*MATERIAL PROVIDED:*
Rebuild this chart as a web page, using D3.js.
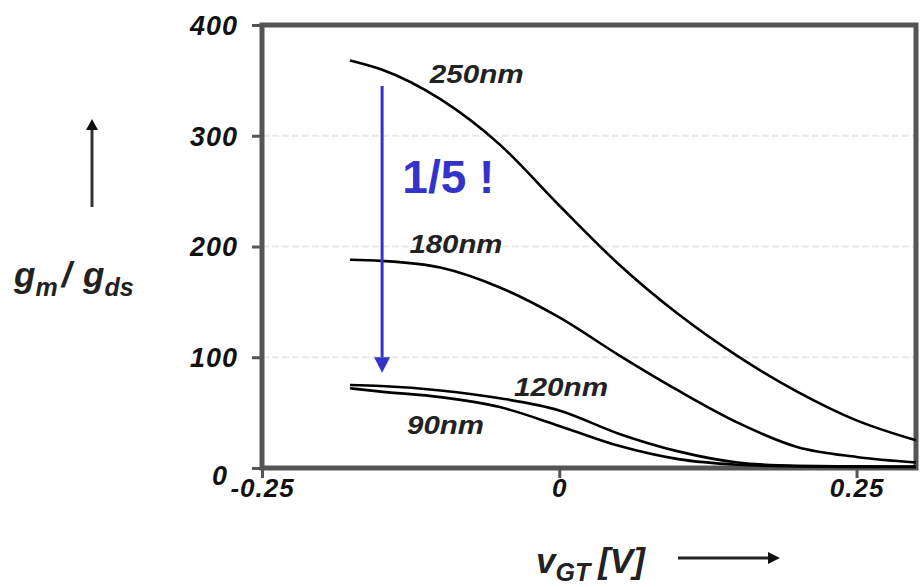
<!DOCTYPE html>
<html>
<head>
  <meta charset="UTF-8">
  <title>gm/gds vs VGT</title>
  <style>
    body{ margin:0; background:#fff; }
    text{ font-family:"Liberation Sans", Arial, sans-serif; }
  </style>
</head>
<body>
<svg></svg>
<script src="https://d3js.org/d3.v7.min.js"></script>
<script>

let width = 923, height = 587;

// data
let vgt     = [-0.176, -0.15, -0.1, -0.05, 0, 0.05, 0.1, 0.15, 0.2, 0.25, 0.30];
let g250    = [368, 360, 333, 292, 237, 184, 139, 101, 69, 43, 25];
let g180    = [188, 187, 181, 163, 136, 102, 70, 41, 19, 10, 5];
let g120    = [75, 74, 70, 63, 52, 31, 15, 5, 2, 1.5, 1];
let g90     = [72, 69, 64, 55, 38, 20, 8, 3, 1.5, 1, 1];
let names   = ["250nm", "180nm", "120nm", "90nm"];
let yTicks  = [0, 100, 200, 300, 400];
let xTicks  = [-0.25, 0, 0.25];
let xLabels = ["-0.25", "0", "0.25"];

let svg = d3.select("svg")
    .attr("width", width)
    .attr("height", height);

let x = d3.scaleLinear().domain([-0.25, 0.30]).range([262, 916]);
let y = d3.scaleLinear().domain([0, 400]).range([468, 25]);

// grid lines
svg.append("g")
    .selectAll("line")
    .data(yTicks.filter(d => d > 0 && d < 400))
    .enter().append("line")
    .attr("x1", x(-0.25)).attr("x2", x(0.30))
    .attr("y1", d => y(d)).attr("y2", d => y(d))
    .attr("stroke", "#e8e8e8")
    .attr("stroke-width", 2)
    .attr("stroke-dasharray", "7,3");

// y axis
let ya = svg.append("g")
    .attr("transform", "translate(" + x(-0.25) + ",0)")
    .call(d3.axisLeft(y).tickValues(yTicks).tickSize(10).tickPadding(14));
ya.select(".domain").remove();
ya.selectAll(".tick line").attr("stroke", "#555").attr("stroke-width", 3);
ya.selectAll(".tick text")
    .attr("font-size", 27).attr("font-weight", "bold").attr("font-style", "italic")
    .attr("fill", "#111")
    .attr("letter-spacing", 1)
    .attr("font-family", "Liberation Sans, Arial, sans-serif")
    .attr("dy", d => d === 0 ? "0.6em" : "0.35em")
    .attr("x", d => d === 0 ? -34 : -24);

// x axis
let xa = svg.append("g")
    .attr("transform", "translate(0," + y(0) + ")")
    .call(d3.axisBottom(x).tickValues(xTicks).tickSize(10).tickPadding(1)
        .tickFormat((d, i) => xLabels[i]));
xa.select(".domain").remove();
xa.selectAll(".tick line").attr("stroke", "#555").attr("stroke-width", 3);
xa.selectAll(".tick text")
    .attr("font-size", 26).attr("font-weight", "bold").attr("font-style", "italic")
    .attr("fill", "#111")
    .attr("letter-spacing", 1)
    .attr("font-family", "Liberation Sans, Arial, sans-serif");

// frame
svg.append("rect")
    .attr("x", x(-0.25)).attr("y", y(400))
    .attr("width", x(0.30) - x(-0.25))
    .attr("height", y(0) - y(400))
    .attr("fill", "none")
    .attr("stroke", "#555")
    .attr("stroke-width", 5);

// curves
let series = [g250, g180, g120, g90];
let line = d3.line()
    .x((d, i) => x(vgt[i]))
    .y(d => y(d))
    .curve(d3.curveMonotoneX);

svg.append("g")
    .selectAll("path")
    .data(series)
    .enter().append("path")
    .attr("d", line)
    .attr("fill", "none")
    .attr("stroke", "#000")
    .attr("stroke-width", 2.6);

// curve labels
let labelPos = [[-0.109, 348], [-0.126, 194], [-0.038, 65], [-0.128, 31]];
let labelLen = [94, 93, 94, 77];
svg.append("g")
    .selectAll("text")
    .data(names)
    .enter().append("text")
    .attr("x", (d, i) => x(labelPos[i][0]))
    .attr("y", (d, i) => y(labelPos[i][1]))
    .attr("font-size", 25).attr("font-weight", "bold").attr("font-style", "italic")
    .attr("textLength", (d, i) => labelLen[i])
    .attr("lengthAdjust", "spacingAndGlyphs")
    .attr("fill", "#222")
    .text(d => d);

// blue arrow and ratio
let ax = x(-0.149);
svg.append("line")
    .attr("x1", ax).attr("x2", ax)
    .attr("y1", y(345)).attr("y2", y(100))
    .attr("stroke", "#3333cc").attr("stroke-width", 3);
svg.append("path")
    .attr("d", "M" + (ax - 8) + "," + y(100) + "L" + (ax + 8) + "," + y(100) + "L" + ax + "," + y(86) + "Z")
    .attr("fill", "#3333cc");
svg.append("text")
    .attr("x", x(-0.132)).attr("y", y(248))
    .attr("font-size", 46).attr("font-weight", "bold")
    .attr("fill", "#3333cc")
    .text("1/5 !");

// y label
let yl = svg.append("text")
    .attr("x", 14).attr("y", 287)
    .attr("font-size", 35).attr("font-weight", "bold").attr("font-style", "italic")
    .attr("fill", "#222");
yl.append("tspan").text("g");
yl.append("tspan").attr("font-size", 25).attr("dy", 9).text("m");
yl.append("tspan").attr("dy", -9).attr("dx", 4).text("/ ");
yl.append("tspan").attr("dx", 2).text("g");
yl.append("tspan").attr("font-size", 25).attr("dy", 9).text("ds");

svg.append("line")
    .attr("x1", 92).attr("x2", 92).attr("y1", 207).attr("y2", 128)
    .attr("stroke", "#333").attr("stroke-width", 3);
svg.append("path")
    .attr("d", "M86,130L98,130L92,119Z").attr("fill", "#111");

// x label
let xl = svg.append("text")
    .attr("x", 536).attr("y", 573)
    .attr("font-size", 35).attr("font-weight", "bold").attr("font-style", "italic")
    .attr("fill", "#222");
xl.append("tspan").text("v");
xl.append("tspan").attr("font-size", 25).attr("dy", 8).text("GT");
xl.append("tspan").attr("dy", -8).attr("dx", 8).text("[V]");

svg.append("line")
    .attr("x1", 678).attr("x2", 770).attr("y1", 558).attr("y2", 558)
    .attr("stroke", "#222").attr("stroke-width", 3);
svg.append("path")
    .attr("d", "M768,552L768,564L780,558Z").attr("fill", "#111");

</script>
</body>
</html>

*WHAT THE EXERCISE ASKS:* Copy nothing but the lines from the first one in the listing through the line with "let width = 923, height = 587;", and omit the pictures.

*FULL SOLUTION:*
Rebuild this chart as a web page, using D3.js.
<!DOCTYPE html>
<html>
<head>
  <meta charset="UTF-8">
  <title>gm/gds vs VGT</title>
  <style>
    body{ margin:0; background:#fff; }
    text{ font-family:"Liberation Sans", Arial, sans-serif; }
  </style>
</head>
<body>
<svg></svg>
<script src="https://d3js.org/d3.v7.min.js"></script>
<script>

let width = 923, height = 587;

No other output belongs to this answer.